Keeping the wolf from the door
The three little pigs discovered (at great cost to two of them) that bricks make better walls than straw or sticks when under attack by a voracious predator. However, does the same apply to energy efficiency, an important factor for an EPC and the cost of heating a home?
The types of materials used to build homes have changed radically over the centuries. Historic buildings generally reflect the availability of local materials such as granite, flint, clay or chalk, but today we more typically use imported bricks or system-built houses that are assembled on site from units manufactured elsewhere.
The ease with which heat passes through a wall, or its ‘thermal conductivity’, is stated as a U value. This is measured in W/m2K, representing watts of heat that pass through a square metre for each 1°C temperature difference between the inside and outside of the wall. The lower the U value, the less heat is escaping.
The current Building Regulations Part L1A requires a U value of 0.30 W/m2K or better for an external wall in a new domestic property in England, though this alone will not guarantee a positive Standard Assessment Procedure (SAP) outcome.

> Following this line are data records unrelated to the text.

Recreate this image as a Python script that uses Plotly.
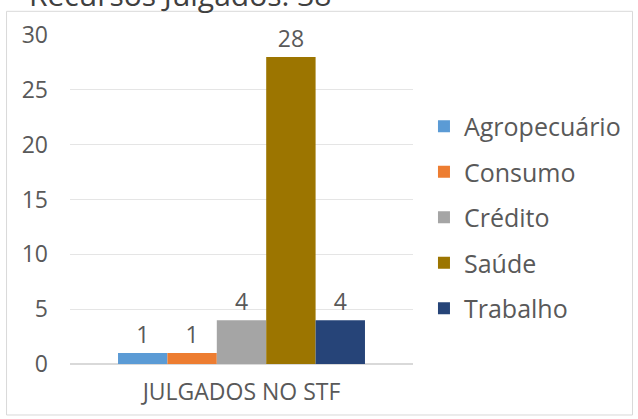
import plotly.graph_objects as go

category = ["JULGADOS NO STF"]
series_names = ["Agropecuário", "Consumo", "Crédito", "Saúde", "Trabalho"]
series_values = [1, 1, 4, 28, 4]
series_colors = ["#5B9BD5", "#ED7D31", "#A5A5A5", "#9C7500", "#264478"]
title_text = "Recursos Julgados: 38"

FONT = "Open Sans"

fig = go.Figure()
for name, val, col in zip(series_names, series_values, series_colors):
    fig.add_trace(go.Bar(
        x=category, y=[val], name=name, marker_color=col,
        marker_line_width=0, legendgroup=name,
        text=[str(val)], textposition="outside", cliponaxis=False,
        textfont=dict(size=23, color="#595959", family=FONT),
    ))

fig.update_layout(
    width=638, height=419,
    margin=dict(l=70, r=223, t=35, b=53),
    paper_bgcolor="white", plot_bgcolor="white",
    barmode="group", bargap=0.28, bargroupgap=0,
    font=dict(family=FONT, color="#595959", size=22),
    showlegend=True,
    legend=dict(x=1.032, y=0.445, yanchor="middle", xanchor="left",
                font=dict(size=25, color="#595959"),
                itemwidth=30, traceorder="grouped", tracegroupgap=10,
                bgcolor="rgba(0,0,0,0)"),
    xaxis=dict(showgrid=False, showline=False, ticks="",
               ticklabelstandoff=12,
               tickfont=dict(size=23, color="#595959")),
    yaxis=dict(range=[0, 30], dtick=5, showgrid=True, gridcolor="#E5E5E5",
               gridwidth=1, zeroline=True, zerolinecolor="#D9D9D9",
               showline=False, ticks="", ticklabelstandoff=21,
               tickfont=dict(size=23, color="#595959")),
    shapes=[dict(type="rect", xref="paper", yref="paper",
                 x0=-0.185, x1=1.64, y0=-0.155, y1=1.072,
                 line=dict(color="#D9D9D9", width=1), layer="below")],
    annotations=[dict(text=title_text, xref="paper", yref="paper",
                      x=-0.125, y=1.054, xanchor="left", yanchor="bottom",
                      showarrow=False,
                      font=dict(size=30, color="#404040", family=FONT))],
)

fig.write_html("out.html")
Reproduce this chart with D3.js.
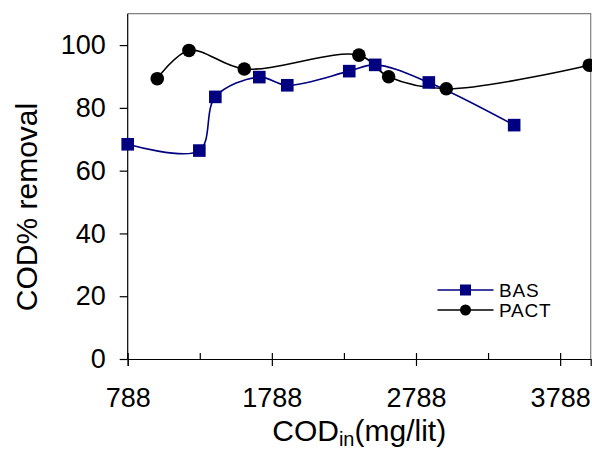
<!DOCTYPE html>
<html>
<head>
<meta charset="utf-8">
<script src="https://cdn.jsdelivr.net/npm/d3@7"></script>
<style>
  body { margin: 0; background: #fff; }
  text { font-family: "Liberation Sans", Arial, sans-serif; }
</style>
</head>
<body>
<div id="chart"></div>
<script>
// series values
const basX = [788, 1285, 1396, 1701, 1895, 2325, 2505, 2877, 3469];
const basY = [68.4, 66.4, 83.5, 89.8, 87.2, 91.7, 93.7, 88.1, 74.5];
const pactX = [993, 1213, 1597, 2392, 2598, 2998, 3990];
const pactY = [89.3, 98.3, 92.4, 96.8, 89.9, 86.1, 93.6];
const seriesNames = ["BAS", "PACT"];
const xMajor = [788, 1788, 2788, 3788];
const xMinor = [1288, 2288, 3288];
const yTicks = [0, 20, 40, 60, 80, 100];

const W = 592, H = 449;
const margin = { top: 13.7, right: 1.3, bottom: 90, left: 127.7 };
const width = W - margin.left - margin.right;
const height = H - margin.top - margin.bottom;

const svgRoot = d3.select("#chart").append("svg")
    .attr("width", W)
    .attr("height", H);
const svg = svgRoot.append("g")
    .attr("transform", `translate(${margin.left},${margin.top})`);

let x = d3.scaleLinear().domain([788, 4000]).range([0, width]);
let y = d3.scaleLinear().domain([0, 110]).range([height, 0]);

// frame (top and right)
svg.append("path")
    .attr("d", `M0,0H${width}V${height}`)
    .attr("fill", "none")
    .attr("stroke", "#808080")
    .attr("stroke-width", 1.2);

// x axis: labels + outside ticks on major values
let xAxis = svg.append("g")
    .attr("transform", `translate(0,${height})`)
    .call(d3.axisBottom(x).tickValues(xMajor).tickSize(7).tickFormat(d3.format("d")));
xAxis.selectAll("text")
    .attr("y", 29).attr("dy", "0.71em")
    .attr("font-size", 27)
    .attr("fill", "#000");
// inside ticks on every value
svg.append("g")
    .attr("transform", `translate(0,${height})`)
    .call(d3.axisTop(x).tickValues(xMajor.concat(xMinor)).tickSize(6).tickFormat(""))
    .select(".domain").remove();

let yAxis = svg.append("g")
    .call(d3.axisLeft(y).tickValues(yTicks).tickSize(8).tickPadding(14));
yAxis.select(".domain").attr("d", `M0,0V${height}`);
yAxis.selectAll("text").attr("font-size", 27).attr("fill", "#000");
svg.selectAll(".domain, .tick line").attr("stroke", "#000").attr("stroke-width", 1.2);

// axis titles
svg.append("text")
    .attr("transform", `translate(${37 - margin.left},${207 - margin.top}) rotate(-90)`)
    .attr("text-anchor", "middle")
    .attr("font-size", 30)
    .text("COD% removal");

let xt = svg.append("text")
    .attr("x", width / 2)
    .attr("y", 441 - margin.top)
    .attr("text-anchor", "middle")
    .attr("font-size", 30);
xt.append("tspan").text("COD");
xt.append("tspan").attr("font-size", 20).attr("dy", 5).text("in");
xt.append("tspan").attr("dy", -5).text("(mg/lit)");

// lines
const bas = basX.map((v, i) => ({ x: v, y: basY[i] }));
const pact = pactX.map((v, i) => ({ x: v, y: pactY[i] }));

let line = d3.line()
    .x(d => x(d.x))
    .y(d => y(d.y))
    .curve(d3.curveCatmullRom.alpha(0.5));

svg.append("path").datum(pact)
    .attr("fill", "none").attr("stroke", "#000").attr("stroke-width", 1.6)
    .attr("d", line);
svg.append("path").datum(bas)
    .attr("fill", "none").attr("stroke", "#000080").attr("stroke-width", 1.6)
    .attr("d", line);

svg.selectAll(".pact").data(pact).enter().append("circle")
    .attr("cx", d => x(d.x)).attr("cy", d => y(d.y))
    .attr("r", 6.8).attr("fill", "#000");
svg.selectAll(".bas").data(bas).enter().append("rect")
    .attr("x", d => x(d.x) - 6.3).attr("y", d => y(d.y) - 6.3)
    .attr("width", 12.6).attr("height", 12.6).attr("fill", "#000080");

// legend
let lg = svgRoot.append("g");
const lgY = [290, 310];
const lgColor = ["#000080", "#000"];
seriesNames.forEach((name, i) => {
    lg.append("line")
        .attr("x1", 437.5).attr("x2", 493.5)
        .attr("y1", lgY[i]).attr("y2", lgY[i])
        .attr("stroke", lgColor[i]).attr("stroke-width", 1.6);
    if (i === 0) {
        lg.append("rect").attr("x", 460).attr("y", lgY[i] - 5.5)
            .attr("width", 11).attr("height", 11).attr("fill", lgColor[i]);
    } else {
        lg.append("circle").attr("cx", 465.5).attr("cy", lgY[i])
            .attr("r", 5.5).attr("fill", lgColor[i]);
    }
    lg.append("text")
        .attr("x", 499).attr("y", lgY[i] + 6.5)
        .attr("font-size", 19)
        .attr("letter-spacing", 0.8)
        .text(name);
});
</script>
</body>
</html>
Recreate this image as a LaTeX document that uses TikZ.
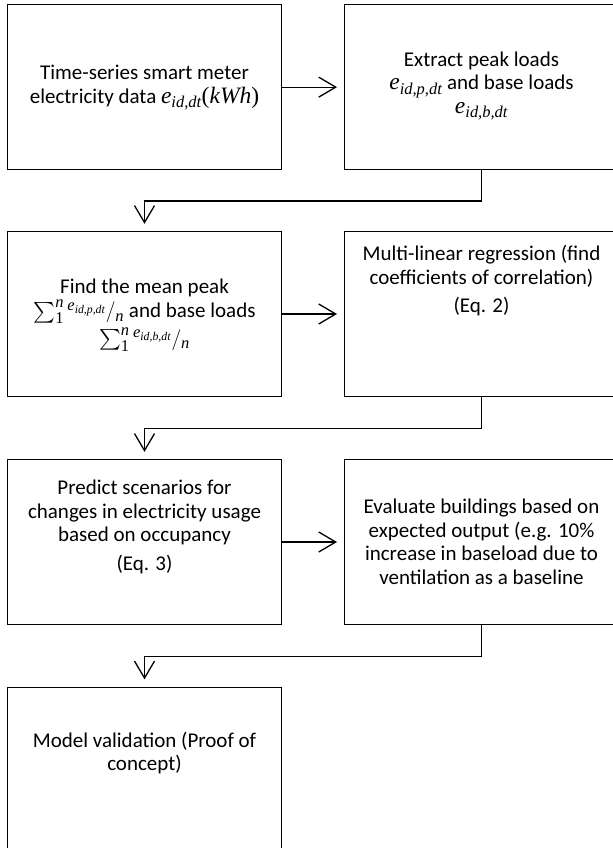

When undertaking an EPC, it is relatively easy to derive an accurate U value for walls in new-build and modern buildings. Each element of the wall’s construction (for example the plasterboard, bricks and cavity insulation material) has a laboratory tested R value, a measure of its inherent thermal resistance. The U value is calculated by combining the R values, with an allowance for the thickness of each.
Modern brick walls are designed to achieve the 0.30 W/m2K standard. Timber frame suppliers typically use a 140mm stud and 140mm mineral wool insulation specification to deliver a U value of 0.29 W/m2K. For those with greater aspiration, some Passivhaus dwellings achieve U values below 0.12 W/m²K, with off-site system-built components providing more reliability than those put together from scratch on-site.
The improvement in wall U values has been one of the success stories in achieving better energy efficiency in new homes. The solid brick walls of the 1930s (around 225mm thick) have a U-value of just 2.70 W/m2K, while a typical unfilled cavity wall from the 1970s is likely to achieve 1.00 W/m2K at best.
It is more difficult to determine U values for the walls of historic and vernacular properties. The average wall width can be measured but its exact composition will be uncertain. For example, the proportions of straw and clay in a cob wall vary from building to building, or even across an individual wall. Solid stone walls differ in aspects such as the proportion of mortar, the different types and density of stone, and the presence of internal voids.
In situ measurements using thermal testing equipment rather than mathematical formulae suggest that traditional limestone can achieve a U value of 2.00 W/m2K at 200mm thickness to 1.20 W/m2K at 650mm. The corresponding figures for granite are 2.20 W/m2K to 1.25 W/m2K. Historic solid brick walls have been measured at between 2.50 W/m2K (100mm thick) and 0.75 W/m2K (600mm thick).
Many champions of traditional English cottages promote the qualities of cob walls, and their measured U values come in at around 1.00 W/m2K, irrespective of thickness (400mm to 700mm). By comparison, traditional timber-framed walls with in-fill tend to perform quite poorly. Measured results include 2.48 W/m2K for a 100mm brick infill and 2.03 W/m2K for 100mm of wattle and daub.
However, the walls of one historic timber-framed property with a 210mm hemp and lime infill yielded a respectable 0.40 W/m2K. History does not record whether hemp and lime can withstand the huffing and puffing of a wolf!